While both views are sound, we must not forget why the BBI process came to be and what it is meant to achieve. The handshake between President Uhuru Kenyatta and ODM leader Raila Odinga arose from the disputes arising from the last elections.
It is therefore important that MPs bear in mind that the process is aimed at ensuring that we do not have similar disputes in future. As history shows, such disputes result in loss of lives and destruction of property.
Kenyans do not want to go back to such elections and therefore there is need to implement changes before the 2022 polls. Kenyans are also yearning for a streamlined constitution that can prioritise development, reduce waste, make leaders more accountable and streamline service delivery.

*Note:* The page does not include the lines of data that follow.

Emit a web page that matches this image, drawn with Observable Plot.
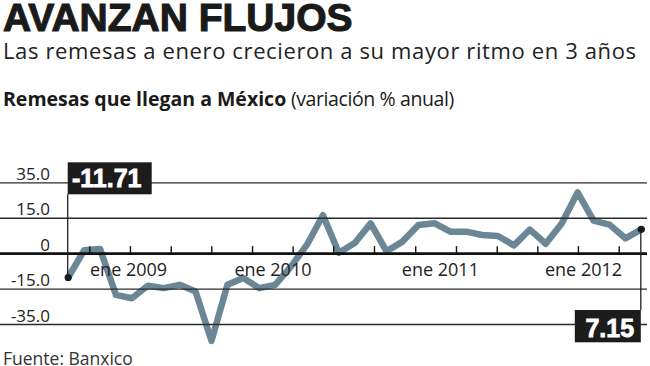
<!DOCTYPE html>
<html><head><meta charset="utf-8">
<script src="https://cdn.jsdelivr.net/npm/d3@7"></script>
<script src="https://cdn.jsdelivr.net/npm/@observablehq/plot@0.6"></script>
<style>
body{margin:0;background:#fff;width:650px;height:366px;position:relative;overflow:hidden;font-family:"Open Sans",sans-serif;color:#222}
.t{position:absolute;left:3px;white-space:nowrap}
#title{top:1.2px;font-weight:bold;font-size:39px;line-height:34px;font-family:"Liberation Sans",sans-serif;letter-spacing:0px;-webkit-text-stroke:1.1px #1a1a1a;color:#1a1a1a}
#sub{top:40px;font-size:22px;line-height:20px;letter-spacing:0.62px;color:#222}
#head{top:89.4px;font-size:19.5px;line-height:19.5px;color:#1a1a1a}
#head b{font-weight:700}
#head span{letter-spacing:-0.4px}
#src{top:351px;font-size:17.5px;line-height:14px;color:#333}
#chart{position:absolute;left:0;top:150px}
</style></head><body>
<div class="t" id="title">AVANZAN FLUJOS</div>
<div class="t" id="sub">Las remesas a enero crecieron a su mayor ritmo en 3 años</div>
<div class="t" id="head"><b>Remesas que llegan a México</b><span> (variación % anual)</span></div>
<div id="chart"></div>
<div class="t" id="src">Fuente: Banxico</div>
<script>
// Monthly series, ene 2009 – ene 2012 (variación % anual)
const months = d3.utcMonth.range(new Date(Date.UTC(2009, 0, 1)), new Date(Date.UTC(2012, 1, 1)));
const values = [-10.1, 1.4, 2.0, -18.3, -20.2, -13.6, -14.6, -13.2, -16.4, -44.2,
  -13.2, -10.3, -14.6, -13.2, -5.4, 3.8, 16.7, 0.4, 4.5, 12.8,
  1.0, 5.1, 12.1, 12.9, 9.3, 9.3, 7.9, 7.5, 3.5, 10.2,
  4.2, 12.8, 29.6, 14.0, 12.3, 6.5, 10.3];
const yTicks = [-35, -15, 0, 15, 35];
const yTickLabels = ["-35.0", "-15.0", "0", "15.0", "35.0"];
const xTicks = [1.36, 3.91, 6.47, 9.02, 11.58, 14.13, 16.68, 19.24, 21.83, 24.39, 26.95, 29.5, 32.05, 34.61];
const xLabelPos = [3.79, 12.86, 23.38, 32.37];
const xLabels = ["ene 2009", "ene 2010", "ene 2011", "ene 2012"];
const calloutIndex = [0, 36];
const calloutLabels = ["-11.71", "7.15"];

const data = values.map((v, i) => ({i, date: months[i], v}));

// the original axis spaces its (unevenly valued) gridlines evenly: piecewise-linear y
const gridStep = d3.scaleLinear().domain(yTicks).range(yTicks.map((d, k) => k - 2));

// box styling per callout (pixel offsets relative to the scales)
const boxStyle = [
  {anchorY: 35, dyTop: -20, w: 84, h: 32, align: "left", tx: 39, ty: 24.6},
  {anchorY: -35, dyTop: -14, w: 66, h: 32.3, align: "right", tx: -31, ty: 26.5}
];

function callouts(index, scales) {
  const g = d3.create("svg:g");
  calloutIndex.forEach((ci, k) => {
    const s = boxStyle[k];
    const px = scales.x(ci), py = scales.y(gridStep(values[ci]));
    const top = scales.y(gridStep(s.anchorY)) + s.dyTop;
    const left = s.align === "left" ? px : px - s.w;
    const lineEnd = top < py ? top + s.h : top;
    g.append("line").attr("x1", px).attr("x2", px).attr("y1", py).attr("y2", lineEnd)
      .attr("stroke", "#222").attr("stroke-width", 1.3);
    g.append("rect").attr("x", left).attr("y", top).attr("width", s.w).attr("height", s.h).attr("fill", "#1c1c1c");
    g.append("text").attr("x", px + s.tx).attr("y", top + s.ty).attr("text-anchor", "middle")
      .attr("fill", "#fff").attr("stroke", "#fff").attr("stroke-width", 0.8)
      .attr("font-family", "Liberation Sans, sans-serif").attr("font-weight", "bold").attr("font-size", 25)
      .text(calloutLabels[k]);
  });
  return g.node();
}

const chart = Plot.plot({
  width: 650,
  height: 196,
  marginLeft: 0,
  marginRight: 3,
  marginTop: 0,
  marginBottom: 0,
  x: {domain: [0, 36], range: [67.7, 640.8], axis: null},
  y: {transform: gridStep, domain: [-2, 2], range: [174, 32.3], axis: null},
  style: {background: "transparent", overflow: "visible"},
  marks: [
    Plot.line(data, {x: "i", y: "v", stroke: "#6b8795", strokeWidth: 6.5, strokeLinejoin: "round"}),
    Plot.ruleY(yTicks.filter(d => d !== 0), {stroke: "#2a2a2a", strokeWidth: 1.3}),
    Plot.ruleY([0], {stroke: "#111", strokeWidth: 2.6}),
    Plot.ruleX(xTicks, {y1: 0, y2: 0, insetBottom: 7, stroke: "#111", strokeWidth: 1.4}),
    Plot.text(yTicks, {y: d => d, text: (d, i) => yTickLabels[i], frameAnchor: "left", dx: 49.5, textAnchor: "end", lineAnchor: "bottom", dy: -3, fontSize: 17, fill: "#222", fontFamily: "Open Sans"}),
    Plot.text(xLabelPos, {x: d => d, y: 0, text: (d, i) => xLabels[i], dy: 22, lineAnchor: "bottom", fontSize: 18, fill: "#222", fontFamily: "Open Sans"}),
    callouts,
    Plot.dot(calloutIndex.map(i => data[i]), {x: "i", y: "v", r: 3.6, fill: "#1a1a1a", stroke: "none"})
  ]
});
document.getElementById("chart").appendChild(chart);
</script>
</body></html>
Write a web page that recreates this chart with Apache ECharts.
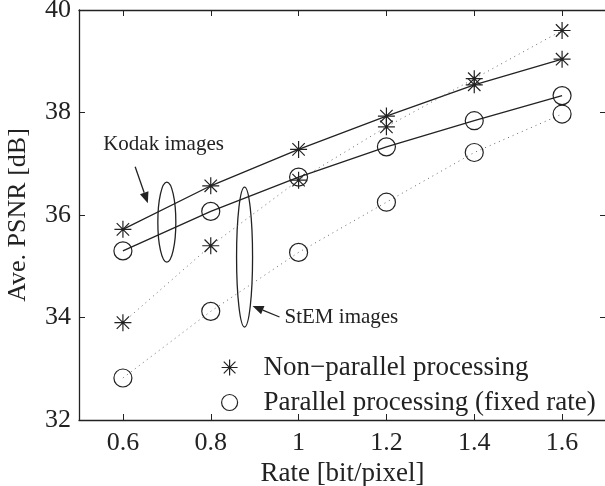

Members of Parliament must therefore reach a consensus on the best way forward, and how to execute the recommendations in the BBI while ensuring that the spirit of what was proposed is not lost during its execution.
The BBI process is critical to the country’s future as it sets the stage for critical changes that we need in our governance. It is therefore important that this process is protected from narrow selfish political interests.
MPs have in the past come to a consensus, especially when they want something in their interests passed. It is time they rose to the occasion and put the interests of Kenyans first and built consensus on this particular matter.
There must be a point at which the two ideas must converge and make a clear proposal for the country on the implementation of the BBI report. We must therefore push our MPs to do the right thing for the country.